GIVEN PROBLEM
Copy out the whole listing exactly as written, leaving the pictures behind.

INPUT ROWS
— START —

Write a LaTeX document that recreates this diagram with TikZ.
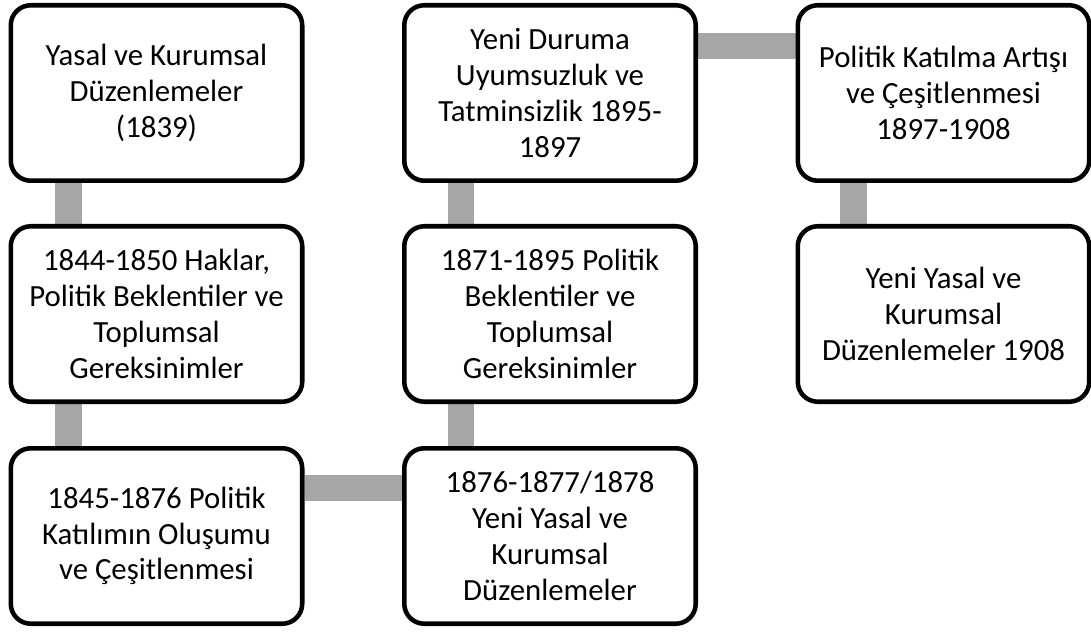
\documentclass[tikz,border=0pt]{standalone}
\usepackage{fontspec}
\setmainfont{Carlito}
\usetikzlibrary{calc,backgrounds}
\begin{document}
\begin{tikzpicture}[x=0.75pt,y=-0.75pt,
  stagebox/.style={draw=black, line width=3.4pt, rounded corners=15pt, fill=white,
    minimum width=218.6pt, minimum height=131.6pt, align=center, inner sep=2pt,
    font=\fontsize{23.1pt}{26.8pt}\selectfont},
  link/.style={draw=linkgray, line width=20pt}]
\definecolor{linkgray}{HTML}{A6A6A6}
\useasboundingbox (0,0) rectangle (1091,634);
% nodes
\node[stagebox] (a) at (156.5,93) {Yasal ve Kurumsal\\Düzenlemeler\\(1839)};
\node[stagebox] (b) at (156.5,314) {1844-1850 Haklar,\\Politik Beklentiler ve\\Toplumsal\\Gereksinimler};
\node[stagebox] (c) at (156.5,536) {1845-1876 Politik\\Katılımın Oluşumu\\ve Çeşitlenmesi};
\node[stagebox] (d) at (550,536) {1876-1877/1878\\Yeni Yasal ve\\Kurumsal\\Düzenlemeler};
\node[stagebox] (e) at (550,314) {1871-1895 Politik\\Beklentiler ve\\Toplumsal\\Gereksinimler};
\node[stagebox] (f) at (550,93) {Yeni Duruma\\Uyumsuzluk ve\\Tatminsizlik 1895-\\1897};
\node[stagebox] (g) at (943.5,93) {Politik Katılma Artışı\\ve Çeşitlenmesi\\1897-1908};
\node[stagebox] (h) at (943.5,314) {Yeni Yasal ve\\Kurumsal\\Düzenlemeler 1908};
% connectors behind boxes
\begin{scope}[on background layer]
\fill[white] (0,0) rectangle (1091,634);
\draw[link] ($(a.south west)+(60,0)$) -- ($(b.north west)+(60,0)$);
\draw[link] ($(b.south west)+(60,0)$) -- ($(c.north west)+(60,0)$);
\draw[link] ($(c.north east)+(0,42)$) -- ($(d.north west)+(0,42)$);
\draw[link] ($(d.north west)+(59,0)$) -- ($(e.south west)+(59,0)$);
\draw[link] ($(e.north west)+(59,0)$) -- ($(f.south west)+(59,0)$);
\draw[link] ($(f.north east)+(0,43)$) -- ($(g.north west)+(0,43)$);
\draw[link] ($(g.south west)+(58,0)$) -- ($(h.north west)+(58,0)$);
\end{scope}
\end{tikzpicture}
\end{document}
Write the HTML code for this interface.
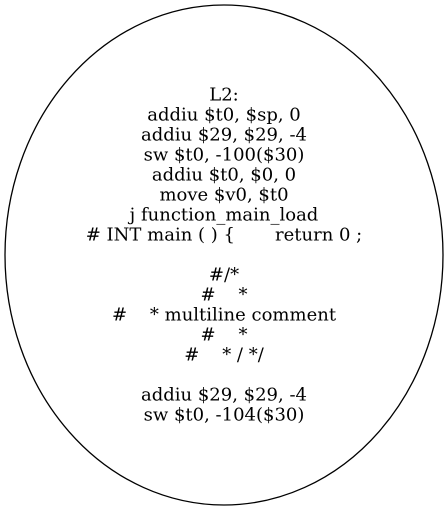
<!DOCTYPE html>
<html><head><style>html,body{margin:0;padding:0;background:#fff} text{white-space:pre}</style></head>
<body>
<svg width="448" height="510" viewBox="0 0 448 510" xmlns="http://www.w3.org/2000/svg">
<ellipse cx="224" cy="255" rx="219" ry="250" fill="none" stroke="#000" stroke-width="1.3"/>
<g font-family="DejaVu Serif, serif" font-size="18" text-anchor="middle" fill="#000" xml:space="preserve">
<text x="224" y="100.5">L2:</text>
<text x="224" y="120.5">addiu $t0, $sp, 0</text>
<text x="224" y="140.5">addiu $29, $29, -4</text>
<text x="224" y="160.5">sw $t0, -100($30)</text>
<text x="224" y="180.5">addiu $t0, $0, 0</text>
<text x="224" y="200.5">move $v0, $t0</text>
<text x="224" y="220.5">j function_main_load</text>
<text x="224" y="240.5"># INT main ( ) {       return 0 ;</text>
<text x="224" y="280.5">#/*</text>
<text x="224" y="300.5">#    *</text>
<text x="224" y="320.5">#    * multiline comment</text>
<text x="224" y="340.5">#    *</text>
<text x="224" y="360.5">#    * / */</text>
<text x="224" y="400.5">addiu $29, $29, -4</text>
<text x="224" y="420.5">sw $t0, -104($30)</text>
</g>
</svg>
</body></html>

— END —

FULL ANSWER
Write a LaTeX document that recreates this diagram with TikZ.
\documentclass[tikz,border=0pt]{standalone}
\usepackage{fontspec}
\setmainfont{Carlito}
\usetikzlibrary{calc,backgrounds}
\begin{document}
\begin{tikzpicture}[x=0.75pt,y=-0.75pt,
  stagebox/.style={draw=black, line width=3.4pt, rounded corners=15pt, fill=white,
    minimum width=218.6pt, minimum height=131.6pt, align=center, inner sep=2pt,
    font=\fontsize{23.1pt}{26.8pt}\selectfont},
  link/.style={draw=linkgray, line width=20pt}]
\definecolor{linkgray}{HTML}{A6A6A6}
\useasboundingbox (0,0) rectangle (1091,634);
% nodes
\node[stagebox] (a) at (156.5,93) {Yasal ve Kurumsal\\Düzenlemeler\\(1839)};
\node[stagebox] (b) at (156.5,314) {1844-1850 Haklar,\\Politik Beklentiler ve\\Toplumsal\\Gereksinimler};
\node[stagebox] (c) at (156.5,536) {1845-1876 Politik\\Katılımın Oluşumu\\ve Çeşitlenmesi};
\node[stagebox] (d) at (550,536) {1876-1877/1878\\Yeni Yasal ve\\Kurumsal\\Düzenlemeler};
\node[stagebox] (e) at (550,314) {1871-1895 Politik\\Beklentiler ve\\Toplumsal\\Gereksinimler};
\node[stagebox] (f) at (550,93) {Yeni Duruma\\Uyumsuzluk ve\\Tatminsizlik 1895-\\1897};
\node[stagebox] (g) at (943.5,93) {Politik Katılma Artışı\\ve Çeşitlenmesi\\1897-1908};
\node[stagebox] (h) at (943.5,314) {Yeni Yasal ve\\Kurumsal\\Düzenlemeler 1908};
% connectors behind boxes
\begin{scope}[on background layer]
\fill[white] (0,0) rectangle (1091,634);
\draw[link] ($(a.south west)+(60,0)$) -- ($(b.north west)+(60,0)$);
\draw[link] ($(b.south west)+(60,0)$) -- ($(c.north west)+(60,0)$);
\draw[link] ($(c.north east)+(0,42)$) -- ($(d.north west)+(0,42)$);
\draw[link] ($(d.north west)+(59,0)$) -- ($(e.south west)+(59,0)$);
\draw[link] ($(e.north west)+(59,0)$) -- ($(f.south west)+(59,0)$);
\draw[link] ($(f.north east)+(0,43)$) -- ($(g.north west)+(0,43)$);
\draw[link] ($(g.south west)+(58,0)$) -- ($(h.north west)+(58,0)$);
\end{scope}
\end{tikzpicture}
\end{document}
Write the HTML code for this interface.
<!DOCTYPE html>
<html><head><style>html,body{margin:0;padding:0;background:#fff} text{white-space:pre}</style></head>
<body>
<svg width="448" height="510" viewBox="0 0 448 510" xmlns="http://www.w3.org/2000/svg">
<ellipse cx="224" cy="255" rx="219" ry="250" fill="none" stroke="#000" stroke-width="1.3"/>
<g font-family="DejaVu Serif, serif" font-size="18" text-anchor="middle" fill="#000" xml:space="preserve">
<text x="224" y="100.5">L2:</text>
<text x="224" y="120.5">addiu $t0, $sp, 0</text>
<text x="224" y="140.5">addiu $29, $29, -4</text>
<text x="224" y="160.5">sw $t0, -100($30)</text>
<text x="224" y="180.5">addiu $t0, $0, 0</text>
<text x="224" y="200.5">move $v0, $t0</text>
<text x="224" y="220.5">j function_main_load</text>
<text x="224" y="240.5"># INT main ( ) {       return 0 ;</text>
<text x="224" y="280.5">#/*</text>
<text x="224" y="300.5">#    *</text>
<text x="224" y="320.5">#    * multiline comment</text>
<text x="224" y="340.5">#    *</text>
<text x="224" y="360.5">#    * / */</text>
<text x="224" y="400.5">addiu $29, $29, -4</text>
<text x="224" y="420.5">sw $t0, -104($30)</text>
</g>
</svg>
</body></html>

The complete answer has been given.